In this case, the lines are close together until age 40 -- after that, the CDF is higher for men than women.

So what does that mean?
One way to interpret the difference is that the fraction of men below a given age is generally more than the fraction of 
women below the same age.
For example, about 77% of men are 60 or less, compared to 75% of women.
"""

print(cdf_male_age(60), cdf_female_age(60))
"""Going the other way, we could also compare percentiles.
For example, the median age woman is older than the median age man, by about one year.
"""

print(cdf_male_age.inverse(0.5), cdf_female_age.inverse(0.5))

In [None]:
"""## Comparing Incomes

As another example, let's look at household income and compare the distribution before and after 1995 (I chose 1995 because 
it's roughly the midpoint of the survey).
We'll make two Boolean `Series` objects to select respondents interviewed before and after 1995.
"""

pre95 = (gss['year'] < 1995)
post95 = (gss['year'] >= 1995)

"""Now we can plot the PMFs of `realinc`, which records household income converted to 1986 dollars."""

realinc = gss['realinc']

Pmf.from_seq(realinc[pre95]).plot(label='Before 1995')
Pmf.from_seq(realinc[post95]).plot(label='After 1995')

plt.xlabel('Income (1986 USD)')
plt.ylabel('PMF')
plt.title('Distribution of income')
plt.legend();

In [None]:
"""There are a lot of unique values in this distribution, and none of them appear very often.  As a result, the PMF is so noisy and we 
can't really see the shape of the distribution.
It's also hard to compare the distributions.
It looks like there are more people with high incomes after 1995, but it's hard to tell.  We can get a clearer picture with a CDF.
"""

Cdf.from_seq(realinc[pre95]).plot(label='Before 1995')
Cdf.from_seq(realinc[post95]).plot(label='After 1995')

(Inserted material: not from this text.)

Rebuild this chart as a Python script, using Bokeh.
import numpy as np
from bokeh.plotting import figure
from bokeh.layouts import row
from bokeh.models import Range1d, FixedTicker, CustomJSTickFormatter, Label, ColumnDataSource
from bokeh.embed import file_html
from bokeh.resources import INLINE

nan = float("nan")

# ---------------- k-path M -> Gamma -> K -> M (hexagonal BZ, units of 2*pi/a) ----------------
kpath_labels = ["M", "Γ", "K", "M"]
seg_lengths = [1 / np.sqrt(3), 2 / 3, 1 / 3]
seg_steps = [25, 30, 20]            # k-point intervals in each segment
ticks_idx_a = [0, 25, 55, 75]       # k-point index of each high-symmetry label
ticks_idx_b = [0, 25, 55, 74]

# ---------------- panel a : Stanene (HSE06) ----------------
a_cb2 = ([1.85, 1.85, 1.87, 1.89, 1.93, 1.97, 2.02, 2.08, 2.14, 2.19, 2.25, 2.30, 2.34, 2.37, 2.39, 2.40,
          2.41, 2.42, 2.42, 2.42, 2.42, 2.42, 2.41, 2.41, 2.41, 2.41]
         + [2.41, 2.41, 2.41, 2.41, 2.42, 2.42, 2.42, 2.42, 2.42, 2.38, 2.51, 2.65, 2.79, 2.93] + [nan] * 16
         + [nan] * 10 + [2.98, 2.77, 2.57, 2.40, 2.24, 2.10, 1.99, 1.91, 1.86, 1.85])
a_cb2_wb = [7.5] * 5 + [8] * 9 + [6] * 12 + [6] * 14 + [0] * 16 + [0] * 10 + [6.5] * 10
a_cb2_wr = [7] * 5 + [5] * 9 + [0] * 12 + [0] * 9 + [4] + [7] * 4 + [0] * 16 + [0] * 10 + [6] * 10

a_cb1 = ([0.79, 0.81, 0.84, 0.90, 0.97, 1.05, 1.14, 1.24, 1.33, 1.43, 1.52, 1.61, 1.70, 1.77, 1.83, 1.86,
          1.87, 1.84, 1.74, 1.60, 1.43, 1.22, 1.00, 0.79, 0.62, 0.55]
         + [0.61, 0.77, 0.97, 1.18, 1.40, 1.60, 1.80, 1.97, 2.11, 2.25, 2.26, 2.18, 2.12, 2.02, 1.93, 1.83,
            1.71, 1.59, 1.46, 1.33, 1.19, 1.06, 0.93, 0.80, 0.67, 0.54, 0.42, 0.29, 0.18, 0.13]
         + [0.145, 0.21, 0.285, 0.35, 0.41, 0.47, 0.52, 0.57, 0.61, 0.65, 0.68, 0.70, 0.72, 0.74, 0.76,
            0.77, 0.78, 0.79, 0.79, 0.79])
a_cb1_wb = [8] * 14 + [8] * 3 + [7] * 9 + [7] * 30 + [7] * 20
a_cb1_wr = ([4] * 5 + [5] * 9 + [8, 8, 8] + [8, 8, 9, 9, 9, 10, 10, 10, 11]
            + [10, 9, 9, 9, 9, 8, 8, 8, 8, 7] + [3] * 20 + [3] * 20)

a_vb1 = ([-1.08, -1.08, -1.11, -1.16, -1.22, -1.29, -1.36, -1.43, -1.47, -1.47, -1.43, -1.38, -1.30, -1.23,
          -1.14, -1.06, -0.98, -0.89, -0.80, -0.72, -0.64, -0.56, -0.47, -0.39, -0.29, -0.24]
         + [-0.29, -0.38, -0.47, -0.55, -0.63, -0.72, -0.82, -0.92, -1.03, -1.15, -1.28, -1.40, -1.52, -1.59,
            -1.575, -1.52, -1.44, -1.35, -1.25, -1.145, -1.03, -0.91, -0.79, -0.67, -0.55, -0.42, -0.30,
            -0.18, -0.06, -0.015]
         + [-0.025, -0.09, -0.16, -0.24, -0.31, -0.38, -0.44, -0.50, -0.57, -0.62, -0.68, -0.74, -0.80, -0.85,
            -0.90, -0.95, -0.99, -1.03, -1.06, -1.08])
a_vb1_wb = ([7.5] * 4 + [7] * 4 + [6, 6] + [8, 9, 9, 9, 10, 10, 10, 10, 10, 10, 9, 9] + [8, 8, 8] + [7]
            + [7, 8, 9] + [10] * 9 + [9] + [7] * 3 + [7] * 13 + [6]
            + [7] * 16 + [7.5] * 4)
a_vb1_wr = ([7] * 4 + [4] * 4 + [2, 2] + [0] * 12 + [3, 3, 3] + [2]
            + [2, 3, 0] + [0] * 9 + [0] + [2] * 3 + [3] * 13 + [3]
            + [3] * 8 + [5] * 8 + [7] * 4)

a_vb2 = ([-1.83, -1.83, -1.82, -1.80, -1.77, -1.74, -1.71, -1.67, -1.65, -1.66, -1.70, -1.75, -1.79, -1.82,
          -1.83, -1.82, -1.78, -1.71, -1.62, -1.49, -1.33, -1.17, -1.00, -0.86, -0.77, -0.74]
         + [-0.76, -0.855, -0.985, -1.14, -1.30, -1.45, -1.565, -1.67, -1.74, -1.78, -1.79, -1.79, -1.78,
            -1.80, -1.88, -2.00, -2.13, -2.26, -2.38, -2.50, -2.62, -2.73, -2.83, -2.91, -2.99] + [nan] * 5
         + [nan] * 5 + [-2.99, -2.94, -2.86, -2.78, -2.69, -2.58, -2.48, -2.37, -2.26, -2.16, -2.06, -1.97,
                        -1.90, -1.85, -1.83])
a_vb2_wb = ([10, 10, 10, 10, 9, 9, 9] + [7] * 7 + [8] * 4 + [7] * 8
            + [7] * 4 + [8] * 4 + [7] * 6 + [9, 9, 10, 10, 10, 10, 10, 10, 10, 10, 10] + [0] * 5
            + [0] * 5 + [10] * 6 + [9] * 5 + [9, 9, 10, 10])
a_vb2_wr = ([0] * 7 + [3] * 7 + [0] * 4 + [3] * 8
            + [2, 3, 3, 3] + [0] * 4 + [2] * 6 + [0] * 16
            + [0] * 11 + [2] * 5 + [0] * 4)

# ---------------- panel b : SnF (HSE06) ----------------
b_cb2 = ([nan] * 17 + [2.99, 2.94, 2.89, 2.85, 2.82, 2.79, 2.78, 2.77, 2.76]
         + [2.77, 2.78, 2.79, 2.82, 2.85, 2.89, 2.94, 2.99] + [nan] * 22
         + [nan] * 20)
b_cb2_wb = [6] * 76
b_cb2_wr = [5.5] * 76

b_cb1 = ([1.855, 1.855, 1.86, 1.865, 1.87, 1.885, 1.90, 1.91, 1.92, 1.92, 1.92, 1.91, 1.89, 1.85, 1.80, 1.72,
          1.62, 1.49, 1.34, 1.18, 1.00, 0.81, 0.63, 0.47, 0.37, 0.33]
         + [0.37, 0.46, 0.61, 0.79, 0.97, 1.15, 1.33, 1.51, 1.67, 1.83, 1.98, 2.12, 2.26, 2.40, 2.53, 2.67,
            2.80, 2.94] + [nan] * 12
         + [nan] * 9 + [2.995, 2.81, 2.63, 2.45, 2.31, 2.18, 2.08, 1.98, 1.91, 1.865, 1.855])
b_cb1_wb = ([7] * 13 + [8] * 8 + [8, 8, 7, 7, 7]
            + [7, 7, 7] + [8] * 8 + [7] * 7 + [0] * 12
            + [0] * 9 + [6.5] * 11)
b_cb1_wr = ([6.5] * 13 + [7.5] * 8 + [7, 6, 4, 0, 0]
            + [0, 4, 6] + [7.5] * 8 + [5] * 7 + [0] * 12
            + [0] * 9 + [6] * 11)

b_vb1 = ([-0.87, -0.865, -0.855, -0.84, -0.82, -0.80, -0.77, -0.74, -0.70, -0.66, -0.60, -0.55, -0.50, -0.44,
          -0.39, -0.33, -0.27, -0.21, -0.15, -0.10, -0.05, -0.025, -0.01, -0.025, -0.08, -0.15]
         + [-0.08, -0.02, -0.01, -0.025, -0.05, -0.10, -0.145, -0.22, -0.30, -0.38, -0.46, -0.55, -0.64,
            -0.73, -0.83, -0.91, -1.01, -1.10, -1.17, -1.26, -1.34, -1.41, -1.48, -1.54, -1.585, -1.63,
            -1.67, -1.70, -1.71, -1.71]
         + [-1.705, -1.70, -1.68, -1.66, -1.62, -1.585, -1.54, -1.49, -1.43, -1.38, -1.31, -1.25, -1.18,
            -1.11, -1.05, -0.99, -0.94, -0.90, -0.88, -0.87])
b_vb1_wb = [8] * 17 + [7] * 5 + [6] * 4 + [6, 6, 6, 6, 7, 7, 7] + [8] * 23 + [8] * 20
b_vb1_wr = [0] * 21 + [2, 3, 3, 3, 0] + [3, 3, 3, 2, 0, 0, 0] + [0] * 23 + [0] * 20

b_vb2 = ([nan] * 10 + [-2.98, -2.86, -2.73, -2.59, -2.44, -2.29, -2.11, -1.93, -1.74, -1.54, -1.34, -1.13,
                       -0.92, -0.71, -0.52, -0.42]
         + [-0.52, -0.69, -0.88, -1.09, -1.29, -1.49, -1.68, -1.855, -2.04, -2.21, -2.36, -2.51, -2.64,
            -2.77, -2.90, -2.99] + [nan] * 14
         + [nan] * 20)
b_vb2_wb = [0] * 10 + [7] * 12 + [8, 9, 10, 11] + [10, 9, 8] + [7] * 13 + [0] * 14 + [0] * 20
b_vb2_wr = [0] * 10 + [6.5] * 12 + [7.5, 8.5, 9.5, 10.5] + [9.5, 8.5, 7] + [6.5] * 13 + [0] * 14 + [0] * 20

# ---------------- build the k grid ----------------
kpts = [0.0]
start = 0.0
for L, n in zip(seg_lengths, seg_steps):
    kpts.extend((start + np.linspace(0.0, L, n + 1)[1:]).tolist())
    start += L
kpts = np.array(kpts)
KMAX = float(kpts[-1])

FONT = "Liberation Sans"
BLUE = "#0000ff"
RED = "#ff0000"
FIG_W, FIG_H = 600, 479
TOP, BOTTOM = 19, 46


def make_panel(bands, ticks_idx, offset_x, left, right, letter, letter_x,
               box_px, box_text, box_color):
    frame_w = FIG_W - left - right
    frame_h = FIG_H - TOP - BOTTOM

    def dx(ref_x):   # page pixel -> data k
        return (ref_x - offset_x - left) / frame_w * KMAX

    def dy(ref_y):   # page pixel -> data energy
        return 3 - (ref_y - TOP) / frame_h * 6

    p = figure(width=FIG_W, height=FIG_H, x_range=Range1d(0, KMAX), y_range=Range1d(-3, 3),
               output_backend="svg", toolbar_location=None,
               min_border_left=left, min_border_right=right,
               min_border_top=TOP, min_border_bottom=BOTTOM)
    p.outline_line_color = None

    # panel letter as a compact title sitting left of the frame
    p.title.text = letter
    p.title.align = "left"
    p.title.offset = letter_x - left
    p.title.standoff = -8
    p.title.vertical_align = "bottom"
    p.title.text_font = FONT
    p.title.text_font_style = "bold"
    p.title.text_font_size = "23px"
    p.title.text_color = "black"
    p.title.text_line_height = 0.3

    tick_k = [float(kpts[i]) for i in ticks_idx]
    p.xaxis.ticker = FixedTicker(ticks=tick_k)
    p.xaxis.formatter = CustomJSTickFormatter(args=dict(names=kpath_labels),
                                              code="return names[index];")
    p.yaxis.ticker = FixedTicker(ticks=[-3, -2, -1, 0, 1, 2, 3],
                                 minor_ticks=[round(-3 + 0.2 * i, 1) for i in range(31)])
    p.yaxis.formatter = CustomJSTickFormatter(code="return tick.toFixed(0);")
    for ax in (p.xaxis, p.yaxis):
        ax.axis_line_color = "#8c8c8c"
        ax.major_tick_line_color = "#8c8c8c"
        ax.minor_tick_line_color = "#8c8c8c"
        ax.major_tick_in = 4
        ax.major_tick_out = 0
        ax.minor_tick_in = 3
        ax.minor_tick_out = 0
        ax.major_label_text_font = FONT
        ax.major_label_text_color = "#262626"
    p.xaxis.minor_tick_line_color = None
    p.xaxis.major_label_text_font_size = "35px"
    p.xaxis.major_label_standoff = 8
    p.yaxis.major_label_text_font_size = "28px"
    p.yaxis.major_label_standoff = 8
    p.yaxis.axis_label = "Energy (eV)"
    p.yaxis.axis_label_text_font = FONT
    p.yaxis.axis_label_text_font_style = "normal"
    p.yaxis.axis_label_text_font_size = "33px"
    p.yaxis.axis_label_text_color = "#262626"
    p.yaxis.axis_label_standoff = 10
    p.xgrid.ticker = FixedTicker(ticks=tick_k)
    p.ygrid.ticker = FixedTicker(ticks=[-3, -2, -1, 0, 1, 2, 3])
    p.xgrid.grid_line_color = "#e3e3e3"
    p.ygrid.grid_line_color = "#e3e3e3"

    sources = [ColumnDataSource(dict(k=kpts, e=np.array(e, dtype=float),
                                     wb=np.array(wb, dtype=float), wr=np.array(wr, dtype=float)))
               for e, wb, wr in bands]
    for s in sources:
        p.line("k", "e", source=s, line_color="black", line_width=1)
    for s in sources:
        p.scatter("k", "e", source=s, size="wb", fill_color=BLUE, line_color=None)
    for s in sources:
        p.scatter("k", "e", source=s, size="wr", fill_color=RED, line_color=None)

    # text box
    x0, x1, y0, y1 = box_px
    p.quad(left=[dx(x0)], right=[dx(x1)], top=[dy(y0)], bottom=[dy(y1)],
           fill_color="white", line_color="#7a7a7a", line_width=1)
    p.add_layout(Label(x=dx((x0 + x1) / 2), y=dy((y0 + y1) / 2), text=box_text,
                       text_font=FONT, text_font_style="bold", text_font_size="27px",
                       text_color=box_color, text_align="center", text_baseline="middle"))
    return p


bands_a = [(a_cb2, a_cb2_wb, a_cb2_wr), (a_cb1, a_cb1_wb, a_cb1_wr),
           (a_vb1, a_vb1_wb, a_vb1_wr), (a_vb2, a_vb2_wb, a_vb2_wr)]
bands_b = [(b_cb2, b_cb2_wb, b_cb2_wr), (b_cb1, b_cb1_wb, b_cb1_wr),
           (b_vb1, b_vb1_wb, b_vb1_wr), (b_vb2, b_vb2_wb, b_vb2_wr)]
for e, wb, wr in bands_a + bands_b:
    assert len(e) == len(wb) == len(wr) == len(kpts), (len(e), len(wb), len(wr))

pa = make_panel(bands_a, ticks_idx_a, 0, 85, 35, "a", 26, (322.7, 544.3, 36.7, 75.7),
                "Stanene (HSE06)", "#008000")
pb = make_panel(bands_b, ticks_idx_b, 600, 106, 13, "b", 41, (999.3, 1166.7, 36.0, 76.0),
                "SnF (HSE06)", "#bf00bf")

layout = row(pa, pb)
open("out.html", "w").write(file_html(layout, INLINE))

plt.xlabel('Income (1986 USD)')
plt.ylabel('CDF')
plt.title('Distribution of income')
plt.legend();

In [None]:
"""
Below 30K the CDFs are almost identical; above that, we can see that the post-1995 distribution is shifted to the right.
In other words, the fraction of people with high incomes is about the same, but the income of high earners has increased.
"""